Provided data:
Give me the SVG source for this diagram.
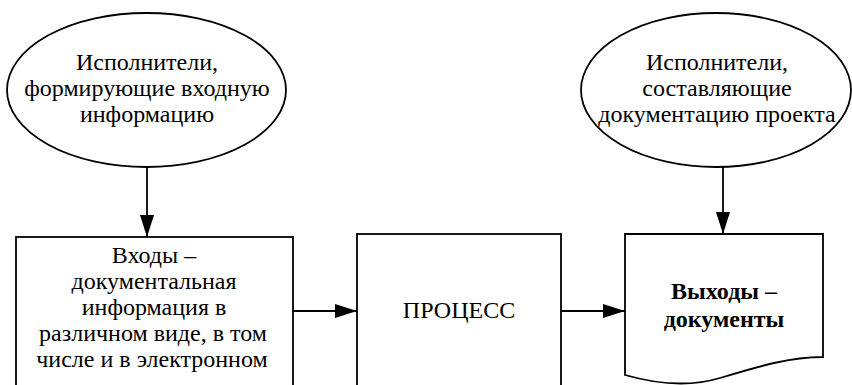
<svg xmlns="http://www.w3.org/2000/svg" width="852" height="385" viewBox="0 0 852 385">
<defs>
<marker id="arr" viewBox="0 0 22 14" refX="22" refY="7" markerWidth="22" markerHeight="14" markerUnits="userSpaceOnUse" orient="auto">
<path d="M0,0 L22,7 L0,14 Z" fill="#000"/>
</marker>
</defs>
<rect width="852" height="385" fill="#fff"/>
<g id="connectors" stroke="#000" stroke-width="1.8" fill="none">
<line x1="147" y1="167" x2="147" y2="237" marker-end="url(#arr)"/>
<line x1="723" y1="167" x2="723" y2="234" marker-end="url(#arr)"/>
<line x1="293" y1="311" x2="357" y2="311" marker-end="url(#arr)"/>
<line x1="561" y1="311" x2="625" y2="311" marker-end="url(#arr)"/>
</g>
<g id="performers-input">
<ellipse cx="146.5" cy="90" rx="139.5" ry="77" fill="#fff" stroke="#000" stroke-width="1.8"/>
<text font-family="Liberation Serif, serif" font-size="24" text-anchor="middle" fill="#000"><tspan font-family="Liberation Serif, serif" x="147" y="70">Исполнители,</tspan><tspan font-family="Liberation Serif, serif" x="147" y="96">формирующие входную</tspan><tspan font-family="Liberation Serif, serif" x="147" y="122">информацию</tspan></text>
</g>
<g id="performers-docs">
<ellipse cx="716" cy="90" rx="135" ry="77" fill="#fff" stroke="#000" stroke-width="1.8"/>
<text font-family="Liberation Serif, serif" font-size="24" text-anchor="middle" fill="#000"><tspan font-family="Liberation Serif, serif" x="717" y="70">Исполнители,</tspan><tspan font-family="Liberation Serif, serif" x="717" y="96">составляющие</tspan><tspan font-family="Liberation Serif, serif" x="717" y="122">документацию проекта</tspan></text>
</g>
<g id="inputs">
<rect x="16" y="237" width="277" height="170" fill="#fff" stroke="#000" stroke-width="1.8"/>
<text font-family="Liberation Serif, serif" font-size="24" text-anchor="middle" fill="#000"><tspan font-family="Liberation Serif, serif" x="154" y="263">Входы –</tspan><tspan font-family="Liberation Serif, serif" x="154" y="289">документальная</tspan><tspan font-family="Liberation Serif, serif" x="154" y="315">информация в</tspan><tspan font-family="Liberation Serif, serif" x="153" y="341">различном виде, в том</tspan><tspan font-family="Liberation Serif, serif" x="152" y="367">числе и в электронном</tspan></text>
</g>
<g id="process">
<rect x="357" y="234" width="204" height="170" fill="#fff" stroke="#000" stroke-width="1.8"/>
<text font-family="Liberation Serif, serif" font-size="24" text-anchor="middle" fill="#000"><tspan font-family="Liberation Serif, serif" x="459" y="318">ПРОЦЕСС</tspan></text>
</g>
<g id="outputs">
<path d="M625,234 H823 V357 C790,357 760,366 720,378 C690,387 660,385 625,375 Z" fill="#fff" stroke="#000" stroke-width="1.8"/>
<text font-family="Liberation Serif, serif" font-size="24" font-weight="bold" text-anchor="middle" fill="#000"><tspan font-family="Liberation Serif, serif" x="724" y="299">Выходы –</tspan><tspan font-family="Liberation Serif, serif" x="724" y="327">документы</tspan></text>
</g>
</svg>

Exercise directions: Make an exact copy of the listing above. Do not include the pictures.

Response to the task:
Give me the SVG source for this diagram.
<svg xmlns="http://www.w3.org/2000/svg" width="852" height="385" viewBox="0 0 852 385">
<defs>
<marker id="arr" viewBox="0 0 22 14" refX="22" refY="7" markerWidth="22" markerHeight="14" markerUnits="userSpaceOnUse" orient="auto">
<path d="M0,0 L22,7 L0,14 Z" fill="#000"/>
</marker>
</defs>
<rect width="852" height="385" fill="#fff"/>
<g id="connectors" stroke="#000" stroke-width="1.8" fill="none">
<line x1="147" y1="167" x2="147" y2="237" marker-end="url(#arr)"/>
<line x1="723" y1="167" x2="723" y2="234" marker-end="url(#arr)"/>
<line x1="293" y1="311" x2="357" y2="311" marker-end="url(#arr)"/>
<line x1="561" y1="311" x2="625" y2="311" marker-end="url(#arr)"/>
</g>
<g id="performers-input">
<ellipse cx="146.5" cy="90" rx="139.5" ry="77" fill="#fff" stroke="#000" stroke-width="1.8"/>
<text font-family="Liberation Serif, serif" font-size="24" text-anchor="middle" fill="#000"><tspan font-family="Liberation Serif, serif" x="147" y="70">Исполнители,</tspan><tspan font-family="Liberation Serif, serif" x="147" y="96">формирующие входную</tspan><tspan font-family="Liberation Serif, serif" x="147" y="122">информацию</tspan></text>
</g>
<g id="performers-docs">
<ellipse cx="716" cy="90" rx="135" ry="77" fill="#fff" stroke="#000" stroke-width="1.8"/>
<text font-family="Liberation Serif, serif" font-size="24" text-anchor="middle" fill="#000"><tspan font-family="Liberation Serif, serif" x="717" y="70">Исполнители,</tspan><tspan font-family="Liberation Serif, serif" x="717" y="96">составляющие</tspan><tspan font-family="Liberation Serif, serif" x="717" y="122">документацию проекта</tspan></text>
</g>
<g id="inputs">
<rect x="16" y="237" width="277" height="170" fill="#fff" stroke="#000" stroke-width="1.8"/>
<text font-family="Liberation Serif, serif" font-size="24" text-anchor="middle" fill="#000"><tspan font-family="Liberation Serif, serif" x="154" y="263">Входы –</tspan><tspan font-family="Liberation Serif, serif" x="154" y="289">документальная</tspan><tspan font-family="Liberation Serif, serif" x="154" y="315">информация в</tspan><tspan font-family="Liberation Serif, serif" x="153" y="341">различном виде, в том</tspan><tspan font-family="Liberation Serif, serif" x="152" y="367">числе и в электронном</tspan></text>
</g>
<g id="process">
<rect x="357" y="234" width="204" height="170" fill="#fff" stroke="#000" stroke-width="1.8"/>
<text font-family="Liberation Serif, serif" font-size="24" text-anchor="middle" fill="#000"><tspan font-family="Liberation Serif, serif" x="459" y="318">ПРОЦЕСС</tspan></text>
</g>
<g id="outputs">
<path d="M625,234 H823 V357 C790,357 760,366 720,378 C690,387 660,385 625,375 Z" fill="#fff" stroke="#000" stroke-width="1.8"/>
<text font-family="Liberation Serif, serif" font-size="24" font-weight="bold" text-anchor="middle" fill="#000"><tspan font-family="Liberation Serif, serif" x="724" y="299">Выходы –</tspan><tspan font-family="Liberation Serif, serif" x="724" y="327">документы</tspan></text>
</g>
</svg>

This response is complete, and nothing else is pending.